The Great Salt Lake appears to have started its annual winter gains early after a rainy October, but the leader of the state agency tasked with its recovery says the lake is still much lower than it should be after another rough summer.
Its southern arm is currently at 4,191.3 feet elevation — a few inches above the lowest point recorded this year — while its northern arm remains at 4,190.8 feet elevation, according to the U.S. Geological Survey. That puts both arms approximately 1 foot below where they were this time last year, and among some of their lowest levels at the end of an irrigation season on record.
“That’s obviously lower than we’d like to see it, and that’s something that gives us all pause — and something that gives us motivation to work even harder to get things running on the Great Salt Lake,” said Brian Steed, Utah’s Great Salt Lake commissioner, in an update about lake conditions with reporters on Thursday.
The good news, he adds, is that lake salinity levels remain healthy, which is good for its ecosystem. Additionally, last month’s exceptionally high rain totals helped the lake make its winter gains a few weeks earlier than anticipated.
Last month was Salt Lake City’s wettest October on record, and it was Salt Lake and Davis counties’ ninth-wettest since 1895, according to new federal climate data released this week. Areas surrounding the lake had the highest average totals in the state, leading to other counties within its basin posting totals that were also well above normal.
This not only boosted lake elevations early but also drastically improved soil moisture levels after a lousy 2025 water year. Utah posted its 11th-driest water year on record, and counties surrounding the lake all collected totals that were well below normal.
Statewide soil moisture levels in the mountains reached 55% saturation by the third week of October, about 10 percentage points above the median average for mid- to-late October, according to Utah Natural Resources Conservation Service data. This month has been mostly drier and warmer than average, but statewide mountain soil moisture levels have remained above the median average for November.
This sets the Great Salt Lake basin up for a better snowpack runoff in the spring, where the lake makes most of its gains before the next cycle of irrigation and summer evaporation losses.
“Soil moisture content is something we watch very closely because it’s a good predictor for how good the runoffs will happen next year,” Steed said. “We have healthy soil moisture throughout the Great Salt Lake basin — in some areas as much as the top 90th percentile — and that’s a really good place to be.”
What will winter bring?
Of course, good soil moisture is only part of the spring runoff equation, and the Office of the Great Salt Lake Commissioner hopes that this winter delivers another strong winter for the basin.

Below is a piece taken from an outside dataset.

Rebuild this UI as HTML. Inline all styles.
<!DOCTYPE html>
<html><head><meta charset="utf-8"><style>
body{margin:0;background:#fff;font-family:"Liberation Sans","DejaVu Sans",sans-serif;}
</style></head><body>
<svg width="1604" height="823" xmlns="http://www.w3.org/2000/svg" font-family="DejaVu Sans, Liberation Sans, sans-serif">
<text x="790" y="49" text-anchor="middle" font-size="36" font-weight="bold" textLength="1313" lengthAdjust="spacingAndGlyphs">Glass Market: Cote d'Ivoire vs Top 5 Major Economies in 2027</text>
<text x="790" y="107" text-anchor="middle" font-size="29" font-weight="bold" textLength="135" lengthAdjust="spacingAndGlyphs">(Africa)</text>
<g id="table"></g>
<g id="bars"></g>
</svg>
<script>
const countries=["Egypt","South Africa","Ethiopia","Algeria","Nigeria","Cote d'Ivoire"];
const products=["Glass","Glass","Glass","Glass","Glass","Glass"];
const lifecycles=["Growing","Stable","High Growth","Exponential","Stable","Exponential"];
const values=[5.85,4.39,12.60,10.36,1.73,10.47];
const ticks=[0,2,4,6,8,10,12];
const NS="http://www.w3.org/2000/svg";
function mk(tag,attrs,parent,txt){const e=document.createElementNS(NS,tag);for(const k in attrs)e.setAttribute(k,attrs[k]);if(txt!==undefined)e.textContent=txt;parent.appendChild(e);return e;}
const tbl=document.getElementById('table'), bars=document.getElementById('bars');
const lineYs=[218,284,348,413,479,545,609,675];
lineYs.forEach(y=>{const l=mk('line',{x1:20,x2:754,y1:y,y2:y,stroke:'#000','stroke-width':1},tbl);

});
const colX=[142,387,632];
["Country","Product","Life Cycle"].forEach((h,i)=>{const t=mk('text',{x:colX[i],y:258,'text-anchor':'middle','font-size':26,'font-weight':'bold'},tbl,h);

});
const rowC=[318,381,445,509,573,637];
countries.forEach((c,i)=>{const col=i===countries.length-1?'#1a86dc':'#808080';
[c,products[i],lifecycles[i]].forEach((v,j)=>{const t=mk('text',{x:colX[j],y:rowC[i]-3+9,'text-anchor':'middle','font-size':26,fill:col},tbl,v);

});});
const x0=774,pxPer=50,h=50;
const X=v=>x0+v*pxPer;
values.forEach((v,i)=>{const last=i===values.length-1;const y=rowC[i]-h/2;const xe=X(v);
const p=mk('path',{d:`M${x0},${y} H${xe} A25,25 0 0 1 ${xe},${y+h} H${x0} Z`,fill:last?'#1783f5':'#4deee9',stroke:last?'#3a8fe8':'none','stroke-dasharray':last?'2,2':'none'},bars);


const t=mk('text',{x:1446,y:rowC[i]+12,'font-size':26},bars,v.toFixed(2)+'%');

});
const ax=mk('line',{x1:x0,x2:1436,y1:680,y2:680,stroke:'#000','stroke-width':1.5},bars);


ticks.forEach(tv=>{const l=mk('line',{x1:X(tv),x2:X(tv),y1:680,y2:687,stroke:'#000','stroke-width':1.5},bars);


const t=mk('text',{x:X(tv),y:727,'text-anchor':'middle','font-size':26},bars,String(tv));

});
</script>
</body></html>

Another La Niña oceanic pattern has set up for this winter, which doesn’t mean much for Utah. The state’s record-setting snowpack in 2023 came during a La Niña winter, but the pattern has also produced some of the state’s worst snowpack collections in recent memory — and many in between.
The National Weather Service’s Climate Prediction Center gives northern Utah slightly higher odds for above-normal precipitation in December, according to a new long-range forecast released on Thursday. The region is listed as having “equal chances” for both temperature and precipitation for the first three months of 2026, meaning there’s no clear signal for wetter or drier conditions yet.
Steed says he’s been monitoring the long-range forecasts closely, noting that the lake needs a “really, really big winter” to avoid being in its current position, where more microbolites and lakebed are exposed for the first time since that record snowpack.
“If you look at those predictions, they’ve kind of been all over the place,” he said. “If we can have that (October) trend continue, that would be great.”
Ongoing threats
Another half-foot of water is needed for the microbolites now, but the lake’s southern arm remains nearly 7 feet below its minimum healthy level. Steed adds that it’s why the state has no plans to stop pushing for conservation efforts, including ways to reduce consumption of the lake’s tributaries, so the lake can make a full recovery.
His update came two days after a new state audit noted that the drying of the lake is a concern for Utah’s air quality. New research this year has also pinpointed air quality concerns tied to low lake levels, including health challenges tied to dust exposure.
Students even staged a rally at the state Capitol on Wednesday in support of more funding for lake solutions.
“The Great Salt Lake isn’t just our city’s namesake; it isn’t just a tourist attraction,” said Neve Chamberlain, a Utah teen who helped organize the event. “It’s the difference between spending a life in the mountains or in a hospital.”